At present most of the members seem to agree with the leadership. One element is loyalty to the party. Regardless of what they may think deep down, an important part of the membership tend to want to preserve the unity of the party and to support the leadership in order to maintain its cohesion. This, however, contradicts the same activists’ experience of recent struggles and of the force of the movement since Genoa. No change of tack by the leadership can wipe out these experiences and the way they have transformed every activist.
Even those who accept the orientation towards governmental positions feel frustrated by Bertinotti’s distorting of the positions of the centre-left.

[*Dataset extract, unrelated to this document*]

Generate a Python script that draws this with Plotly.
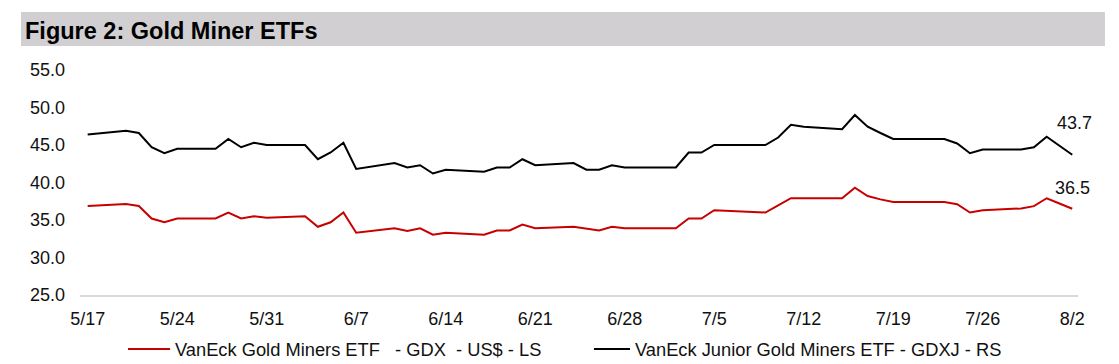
import plotly.graph_objects as go

dates = [
    "2024-05-17", "2024-05-20", "2024-05-21", "2024-05-22", "2024-05-23", "2024-05-24",
    "2024-05-27", "2024-05-28", "2024-05-29", "2024-05-30", "2024-05-31",
    "2024-06-03", "2024-06-04", "2024-06-05", "2024-06-06", "2024-06-07",
    "2024-06-10", "2024-06-11", "2024-06-12", "2024-06-13", "2024-06-14",
    "2024-06-17", "2024-06-18", "2024-06-19", "2024-06-20", "2024-06-21",
    "2024-06-24", "2024-06-25", "2024-06-26", "2024-06-27", "2024-06-28",
    "2024-07-01", "2024-07-02", "2024-07-03", "2024-07-04", "2024-07-05",
    "2024-07-08", "2024-07-09", "2024-07-10", "2024-07-11", "2024-07-12",
    "2024-07-15", "2024-07-16", "2024-07-17", "2024-07-18", "2024-07-19",
    "2024-07-22", "2024-07-23", "2024-07-24", "2024-07-25", "2024-07-26",
    "2024-07-29", "2024-07-30", "2024-07-31", "2024-08-01", "2024-08-02",
]

gdx = [
    36.87, 37.13, 36.87, 35.2, 34.7, 35.2,
    35.2, 36.0, 35.2, 35.5, 35.3,
    35.5, 34.1, 34.7, 36.0, 33.3,
    33.9, 33.55, 33.9, 33.05, 33.3,
    33.05, 33.6, 33.6, 34.4, 33.9,
    34.1, 33.85, 33.6, 34.1, 33.9,
    33.9, 33.9, 35.2, 35.2, 36.3,
    36.05, 36.0, 36.95, 37.9, 37.9,
    37.9, 39.3, 38.2, 37.75, 37.4,
    37.4, 37.4, 37.1, 36.0, 36.3,
    36.55, 36.85, 37.9, 37.2, 36.5,
]

gdxj = [
    46.4, 46.9, 46.6, 44.7, 43.9, 44.5,
    44.5, 45.8, 44.7, 45.3, 45.0,
    45.0, 43.1, 44.0, 45.3, 41.8,
    42.6, 42.0, 42.3, 41.2, 41.7,
    41.45, 42.0, 42.0, 43.1, 42.3,
    42.6, 41.7, 41.7, 42.3, 42.0,
    42.0, 42.0, 44.0, 44.0, 45.0,
    45.0, 45.0, 46.0, 47.7, 47.45,
    47.1, 49.0, 47.45, 46.6, 45.8,
    45.8, 45.8, 45.2, 43.9, 44.4,
    44.4, 44.7, 46.1, 44.9, 43.7,
]

series_names = [
    "VanEck Gold Miners ETF   - GDX  - US$ - LS",
    "VanEck Junior Gold Miners ETF - GDXJ - RS",
]
title_text = "Figure 2: Gold Miner ETFs"

FONT = "Liberation Sans, Arial, sans-serif"
RED = "#c80000"
BLACK = "#000000"
colors = [RED, BLACK]

fig = go.Figure()
fig.add_trace(go.Scatter(x=dates, y=gdx, mode="lines", name=series_names[0],
                         line=dict(color=RED, width=2), showlegend=False))
fig.add_trace(go.Scatter(x=dates, y=gdxj, mode="lines", name=series_names[1],
                         line=dict(color=BLACK, width=2), showlegend=False))

# end labels
fig.add_annotation(x=dates[-1], y=gdxj[-1], text=f"{gdxj[-1]:.1f}", showarrow=False,
                   yshift=32, xshift=2, font=dict(family=FONT, size=18, color="#111"))
fig.add_annotation(x=dates[-1], y=gdx[-1], text=f"{gdx[-1]:.1f}", showarrow=False,
                   yshift=21, xshift=0, font=dict(family=FONT, size=18, color="#111"))

# title band
fig.add_shape(type="rect", xref="paper", yref="paper",
              x0=-0.0591, x1=1.027, y0=1.1067, y1=1.2578,
              fillcolor="#d1cfd1", line=dict(width=0), layer="below")
fig.add_annotation(xref="paper", yref="paper", x=-0.0571, y=1.172, xanchor="left",
                   yanchor="middle", text=f"<b>{title_text}</b>", showarrow=False,
                   font=dict(family=FONT, size=23.5, color="#000"))

# legend (drawn manually for exact sample length / spacing)
leg_y = -0.24
leg_pos = [(0.0481, 0.0902, 0.0932), (0.515, 0.5511, 0.5541)]
for (lx0, lx1, tx), name, col in zip(leg_pos, series_names, colors):
    fig.add_shape(type="line", xref="paper", yref="paper", x0=lx0, x1=lx1,
                  y0=leg_y, y1=leg_y, line=dict(color=col, width=2))
    fig.add_annotation(xref="paper", yref="paper", x=tx, y=leg_y, xanchor="left",
                       yanchor="middle", text=name.replace("  ", "&nbsp; "),
                       showarrow=False, font=dict(family=FONT, size=18.3, color="#111"))

fig.update_layout(
    width=1111, height=356,
    margin=dict(l=72, r=41, t=62, b=69, autoexpand=False),
    paper_bgcolor="white", plot_bgcolor="white",
    font=dict(family=FONT, size=18, color="#111"),
    showlegend=False,
    xaxis=dict(
        type="date",
        range=["2024-05-16 09:36", "2024-08-02 10:48"],
        tick0="2024-05-17", dtick=7 * 24 * 3600 * 1000,
        tickformat="%-m/%-d",
        showgrid=False, zeroline=False,
        showline=True, linecolor="#d9d9d9", linewidth=2,
        ticks="", ticklabelstandoff=6, automargin=False,
        tickfont=dict(family=FONT, size=18, color="#111"),
    ),
    yaxis=dict(
        range=[25, 55], dtick=5, tickformat=".1f",
        showgrid=False, zeroline=False, showline=False,
        ticks="", ticklabelstandoff=14, automargin=False,
        tickfont=dict(family=FONT, size=18, color="#111"),
    ),
)

fig.write_html("out.html")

In every debate within the party one can feel the push to demand more.
The main conclusion to draw is that the debate will not stop, whichever direction things take – even if Rifondazione effectively gets into government with the centre-left. These contradictions will remain even for those who want to try out the experience of government, and we cannot say whether they will continue to hold on to their present positions.
The future depends on those who try to sustain a clear line on the need to build the movement and to keep the true ‘refoundation’ alive. A ‘critical left’ with these intentions has been created in the preparation of the congress. Even if it is only the beginning, it is the clearest and most organised response to Bertinotti; 400 members of Rifondazione throughout Italy have already signed its document. The responsibility of those who carry this battle forward is great. The importance of Rifondazione means that the decisions it takes are not a marginal fact for the movement. It spells out the whole future of the alternative left.
1. According to Livio Maitan, the Fourth International member who was one of the founders of Rifondazione, see L. Maitan, La strada percorsa (The Road Taken), (Massari Editore, 2002).
2. Opening document of the National Political Committee of Rifondazione of November 2004.
3. Interview with daily newspaper La Repubblica, 10 September 2004.